Collected data entries

###

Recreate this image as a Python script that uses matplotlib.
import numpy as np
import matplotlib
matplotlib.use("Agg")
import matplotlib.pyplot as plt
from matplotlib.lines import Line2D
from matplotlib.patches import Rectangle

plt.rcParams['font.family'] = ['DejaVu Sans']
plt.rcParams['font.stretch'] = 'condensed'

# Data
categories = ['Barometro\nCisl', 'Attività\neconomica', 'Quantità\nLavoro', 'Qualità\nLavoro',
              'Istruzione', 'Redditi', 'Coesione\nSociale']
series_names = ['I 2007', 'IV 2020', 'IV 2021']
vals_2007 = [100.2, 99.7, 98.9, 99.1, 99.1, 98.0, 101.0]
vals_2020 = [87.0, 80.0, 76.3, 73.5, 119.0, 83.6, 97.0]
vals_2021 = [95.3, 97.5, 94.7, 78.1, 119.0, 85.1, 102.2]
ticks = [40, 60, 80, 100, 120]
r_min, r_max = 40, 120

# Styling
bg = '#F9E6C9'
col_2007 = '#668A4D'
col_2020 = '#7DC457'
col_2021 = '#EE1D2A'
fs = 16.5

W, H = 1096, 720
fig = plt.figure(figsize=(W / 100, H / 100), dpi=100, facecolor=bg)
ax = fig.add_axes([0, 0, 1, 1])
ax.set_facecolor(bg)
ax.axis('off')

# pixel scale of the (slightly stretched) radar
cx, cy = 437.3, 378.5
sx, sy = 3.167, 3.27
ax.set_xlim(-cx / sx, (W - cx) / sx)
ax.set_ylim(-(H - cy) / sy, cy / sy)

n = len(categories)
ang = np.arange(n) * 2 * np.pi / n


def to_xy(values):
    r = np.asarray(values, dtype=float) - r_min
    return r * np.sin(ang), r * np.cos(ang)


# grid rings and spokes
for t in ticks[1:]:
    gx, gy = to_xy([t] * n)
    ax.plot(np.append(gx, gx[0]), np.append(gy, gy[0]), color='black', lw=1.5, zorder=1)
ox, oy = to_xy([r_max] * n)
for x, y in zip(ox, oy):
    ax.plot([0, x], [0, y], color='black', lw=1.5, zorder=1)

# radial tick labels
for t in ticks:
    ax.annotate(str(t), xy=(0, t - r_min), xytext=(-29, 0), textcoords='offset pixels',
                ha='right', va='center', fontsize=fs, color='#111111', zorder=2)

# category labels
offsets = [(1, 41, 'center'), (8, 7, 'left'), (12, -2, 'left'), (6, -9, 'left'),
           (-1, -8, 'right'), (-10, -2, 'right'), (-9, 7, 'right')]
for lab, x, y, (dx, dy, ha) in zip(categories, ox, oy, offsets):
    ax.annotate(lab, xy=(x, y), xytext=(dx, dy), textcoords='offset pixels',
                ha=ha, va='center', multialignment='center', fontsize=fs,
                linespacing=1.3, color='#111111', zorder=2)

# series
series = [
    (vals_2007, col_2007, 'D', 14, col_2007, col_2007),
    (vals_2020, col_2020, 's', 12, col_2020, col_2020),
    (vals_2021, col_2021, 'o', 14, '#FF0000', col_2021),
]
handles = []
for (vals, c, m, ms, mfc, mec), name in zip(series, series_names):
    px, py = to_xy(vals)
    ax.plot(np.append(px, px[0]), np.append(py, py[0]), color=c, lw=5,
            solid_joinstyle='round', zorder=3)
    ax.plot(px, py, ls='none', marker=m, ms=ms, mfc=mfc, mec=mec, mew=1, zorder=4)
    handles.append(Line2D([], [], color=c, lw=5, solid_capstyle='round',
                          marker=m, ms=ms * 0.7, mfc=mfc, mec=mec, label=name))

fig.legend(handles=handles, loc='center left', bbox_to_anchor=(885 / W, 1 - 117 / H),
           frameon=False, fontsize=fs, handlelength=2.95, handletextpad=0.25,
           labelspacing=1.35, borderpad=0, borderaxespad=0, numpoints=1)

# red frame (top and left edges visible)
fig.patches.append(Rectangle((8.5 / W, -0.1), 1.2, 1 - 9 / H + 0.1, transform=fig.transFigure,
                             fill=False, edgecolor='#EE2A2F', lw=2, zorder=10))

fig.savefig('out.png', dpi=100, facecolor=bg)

###

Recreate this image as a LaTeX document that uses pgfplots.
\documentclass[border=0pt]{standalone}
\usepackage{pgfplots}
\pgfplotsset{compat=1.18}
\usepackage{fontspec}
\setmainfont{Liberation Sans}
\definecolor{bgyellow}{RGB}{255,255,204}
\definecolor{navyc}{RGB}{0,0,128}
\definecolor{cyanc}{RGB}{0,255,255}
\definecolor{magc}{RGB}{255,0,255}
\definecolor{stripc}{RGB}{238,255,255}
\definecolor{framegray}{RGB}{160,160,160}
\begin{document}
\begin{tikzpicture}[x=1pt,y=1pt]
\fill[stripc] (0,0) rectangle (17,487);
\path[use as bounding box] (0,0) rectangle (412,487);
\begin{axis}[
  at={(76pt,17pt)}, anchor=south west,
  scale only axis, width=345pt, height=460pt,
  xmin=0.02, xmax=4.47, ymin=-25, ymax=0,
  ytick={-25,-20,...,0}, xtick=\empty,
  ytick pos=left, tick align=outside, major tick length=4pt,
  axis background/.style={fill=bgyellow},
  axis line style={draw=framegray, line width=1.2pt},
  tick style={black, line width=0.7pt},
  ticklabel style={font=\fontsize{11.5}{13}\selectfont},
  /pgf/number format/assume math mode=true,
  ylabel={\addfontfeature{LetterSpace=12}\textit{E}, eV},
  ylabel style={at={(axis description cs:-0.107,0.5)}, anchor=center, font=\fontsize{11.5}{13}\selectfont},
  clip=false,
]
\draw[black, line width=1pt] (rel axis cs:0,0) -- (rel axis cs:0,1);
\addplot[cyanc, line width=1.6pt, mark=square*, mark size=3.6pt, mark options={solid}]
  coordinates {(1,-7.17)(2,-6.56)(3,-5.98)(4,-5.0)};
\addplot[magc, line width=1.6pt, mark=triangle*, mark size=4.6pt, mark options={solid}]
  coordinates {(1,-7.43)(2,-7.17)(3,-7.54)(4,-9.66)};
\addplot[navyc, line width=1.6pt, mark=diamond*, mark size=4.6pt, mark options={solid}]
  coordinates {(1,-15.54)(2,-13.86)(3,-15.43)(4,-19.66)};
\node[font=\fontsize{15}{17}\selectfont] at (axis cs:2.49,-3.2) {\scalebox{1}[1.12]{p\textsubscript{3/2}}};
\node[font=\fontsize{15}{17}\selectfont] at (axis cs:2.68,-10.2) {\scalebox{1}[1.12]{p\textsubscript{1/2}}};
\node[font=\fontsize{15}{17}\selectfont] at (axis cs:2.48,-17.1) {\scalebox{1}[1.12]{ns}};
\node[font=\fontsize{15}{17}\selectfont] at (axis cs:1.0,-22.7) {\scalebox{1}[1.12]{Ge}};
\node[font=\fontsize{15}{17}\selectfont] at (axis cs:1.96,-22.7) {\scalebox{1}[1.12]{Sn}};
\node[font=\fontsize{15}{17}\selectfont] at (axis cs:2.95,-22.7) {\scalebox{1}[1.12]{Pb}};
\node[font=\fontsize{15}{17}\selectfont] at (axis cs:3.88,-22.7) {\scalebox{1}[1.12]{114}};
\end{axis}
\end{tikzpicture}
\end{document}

###

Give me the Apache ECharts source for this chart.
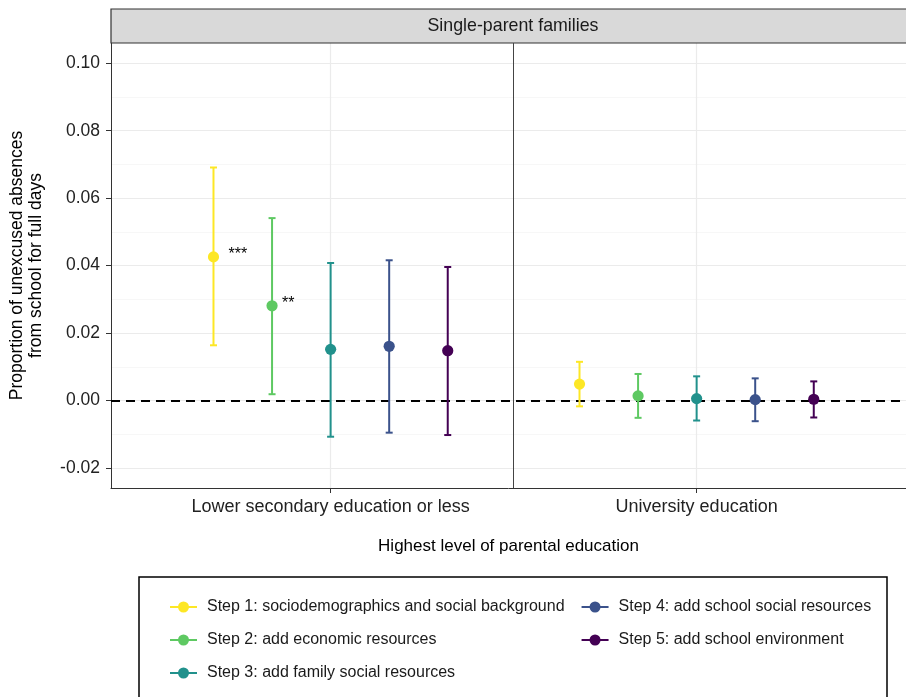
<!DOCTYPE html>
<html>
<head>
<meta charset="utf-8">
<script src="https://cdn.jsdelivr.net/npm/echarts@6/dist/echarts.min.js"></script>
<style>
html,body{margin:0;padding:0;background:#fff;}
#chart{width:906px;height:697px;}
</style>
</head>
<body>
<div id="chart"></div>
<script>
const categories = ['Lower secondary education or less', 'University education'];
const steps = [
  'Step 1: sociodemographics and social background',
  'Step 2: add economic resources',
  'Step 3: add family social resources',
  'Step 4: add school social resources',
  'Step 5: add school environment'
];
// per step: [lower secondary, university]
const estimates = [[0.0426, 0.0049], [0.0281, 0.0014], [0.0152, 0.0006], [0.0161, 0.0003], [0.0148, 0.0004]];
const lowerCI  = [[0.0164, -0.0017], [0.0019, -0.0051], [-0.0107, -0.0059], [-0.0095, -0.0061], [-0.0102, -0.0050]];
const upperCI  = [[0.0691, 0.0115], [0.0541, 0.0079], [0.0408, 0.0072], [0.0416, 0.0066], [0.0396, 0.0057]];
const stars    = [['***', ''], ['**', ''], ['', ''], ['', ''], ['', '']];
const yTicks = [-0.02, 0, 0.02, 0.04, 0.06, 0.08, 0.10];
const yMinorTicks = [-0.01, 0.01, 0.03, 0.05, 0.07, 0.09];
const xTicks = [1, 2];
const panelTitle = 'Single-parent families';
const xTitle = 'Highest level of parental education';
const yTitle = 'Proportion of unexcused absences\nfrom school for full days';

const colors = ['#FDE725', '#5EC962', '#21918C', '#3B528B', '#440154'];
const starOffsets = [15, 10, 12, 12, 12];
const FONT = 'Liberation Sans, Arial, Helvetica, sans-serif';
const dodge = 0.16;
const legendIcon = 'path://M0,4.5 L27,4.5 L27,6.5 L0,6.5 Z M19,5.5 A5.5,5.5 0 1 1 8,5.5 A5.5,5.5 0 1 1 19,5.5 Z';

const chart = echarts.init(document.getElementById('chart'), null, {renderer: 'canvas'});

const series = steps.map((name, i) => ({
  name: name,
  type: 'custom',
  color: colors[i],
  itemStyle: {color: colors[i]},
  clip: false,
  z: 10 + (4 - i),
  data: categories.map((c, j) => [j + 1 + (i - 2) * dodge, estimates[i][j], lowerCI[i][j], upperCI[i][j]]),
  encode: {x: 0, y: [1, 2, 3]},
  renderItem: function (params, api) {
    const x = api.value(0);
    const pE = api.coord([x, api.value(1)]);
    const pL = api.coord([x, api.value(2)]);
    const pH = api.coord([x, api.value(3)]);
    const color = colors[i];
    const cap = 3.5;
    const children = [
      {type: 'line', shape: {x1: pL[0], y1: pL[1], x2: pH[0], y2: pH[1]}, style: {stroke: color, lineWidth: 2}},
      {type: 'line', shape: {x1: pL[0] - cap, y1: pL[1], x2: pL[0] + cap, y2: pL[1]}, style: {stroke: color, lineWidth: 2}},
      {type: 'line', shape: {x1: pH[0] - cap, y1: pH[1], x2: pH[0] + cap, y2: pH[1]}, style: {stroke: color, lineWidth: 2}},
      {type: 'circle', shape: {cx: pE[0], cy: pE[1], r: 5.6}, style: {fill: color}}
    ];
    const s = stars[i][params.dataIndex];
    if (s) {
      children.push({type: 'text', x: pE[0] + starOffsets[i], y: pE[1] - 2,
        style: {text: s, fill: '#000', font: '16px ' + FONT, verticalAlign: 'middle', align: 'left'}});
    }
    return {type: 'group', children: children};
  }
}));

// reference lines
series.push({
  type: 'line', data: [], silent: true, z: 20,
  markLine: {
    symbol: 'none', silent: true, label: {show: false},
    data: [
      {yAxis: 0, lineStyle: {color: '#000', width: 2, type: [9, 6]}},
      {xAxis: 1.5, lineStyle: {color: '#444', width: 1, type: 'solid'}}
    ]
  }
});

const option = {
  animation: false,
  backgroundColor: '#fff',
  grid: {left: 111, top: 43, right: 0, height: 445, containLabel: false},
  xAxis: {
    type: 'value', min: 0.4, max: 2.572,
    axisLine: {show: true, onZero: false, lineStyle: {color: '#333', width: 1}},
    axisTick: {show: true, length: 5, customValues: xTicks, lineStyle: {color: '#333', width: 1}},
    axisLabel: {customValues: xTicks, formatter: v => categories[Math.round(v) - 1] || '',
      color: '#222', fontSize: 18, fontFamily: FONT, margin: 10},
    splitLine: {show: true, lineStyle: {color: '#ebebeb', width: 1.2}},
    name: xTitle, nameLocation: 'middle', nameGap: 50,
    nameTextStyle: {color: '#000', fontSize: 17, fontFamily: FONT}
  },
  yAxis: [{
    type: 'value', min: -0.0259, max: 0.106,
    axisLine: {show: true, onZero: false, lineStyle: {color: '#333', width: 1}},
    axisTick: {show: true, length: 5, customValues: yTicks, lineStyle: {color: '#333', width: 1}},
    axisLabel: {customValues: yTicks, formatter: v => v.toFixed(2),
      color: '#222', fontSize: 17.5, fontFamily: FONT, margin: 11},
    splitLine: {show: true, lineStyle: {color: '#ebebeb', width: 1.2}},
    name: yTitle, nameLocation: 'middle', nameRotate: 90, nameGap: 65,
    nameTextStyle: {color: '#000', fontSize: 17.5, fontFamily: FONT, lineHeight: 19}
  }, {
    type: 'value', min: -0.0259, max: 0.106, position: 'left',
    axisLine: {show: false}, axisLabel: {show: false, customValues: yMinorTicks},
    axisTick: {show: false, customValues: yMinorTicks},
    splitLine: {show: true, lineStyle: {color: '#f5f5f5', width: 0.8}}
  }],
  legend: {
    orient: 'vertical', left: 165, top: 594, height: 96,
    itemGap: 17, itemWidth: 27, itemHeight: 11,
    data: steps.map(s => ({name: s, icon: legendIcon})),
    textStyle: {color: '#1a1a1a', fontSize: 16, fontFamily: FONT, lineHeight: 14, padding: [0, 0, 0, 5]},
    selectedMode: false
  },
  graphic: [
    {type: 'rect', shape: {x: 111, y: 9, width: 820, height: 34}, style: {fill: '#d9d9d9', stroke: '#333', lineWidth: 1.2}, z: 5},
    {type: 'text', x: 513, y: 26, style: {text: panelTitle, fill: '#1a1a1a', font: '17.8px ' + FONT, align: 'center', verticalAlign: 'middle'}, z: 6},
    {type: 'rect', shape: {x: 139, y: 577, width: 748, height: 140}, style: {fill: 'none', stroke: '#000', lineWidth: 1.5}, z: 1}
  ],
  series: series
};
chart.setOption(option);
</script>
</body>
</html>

###

#### Direction:
Repeat, character for character, the lines of the material above from the line with "Recreate this image as a Python" through the line with "plt.rcParams['font.stretch'] = 'condensed'".

#### Reply:
Recreate this image as a Python script that uses matplotlib.
import numpy as np
import matplotlib
matplotlib.use("Agg")
import matplotlib.pyplot as plt
from matplotlib.lines import Line2D
from matplotlib.patches import Rectangle

plt.rcParams['font.family'] = ['DejaVu Sans']
plt.rcParams['font.stretch'] = 'condensed'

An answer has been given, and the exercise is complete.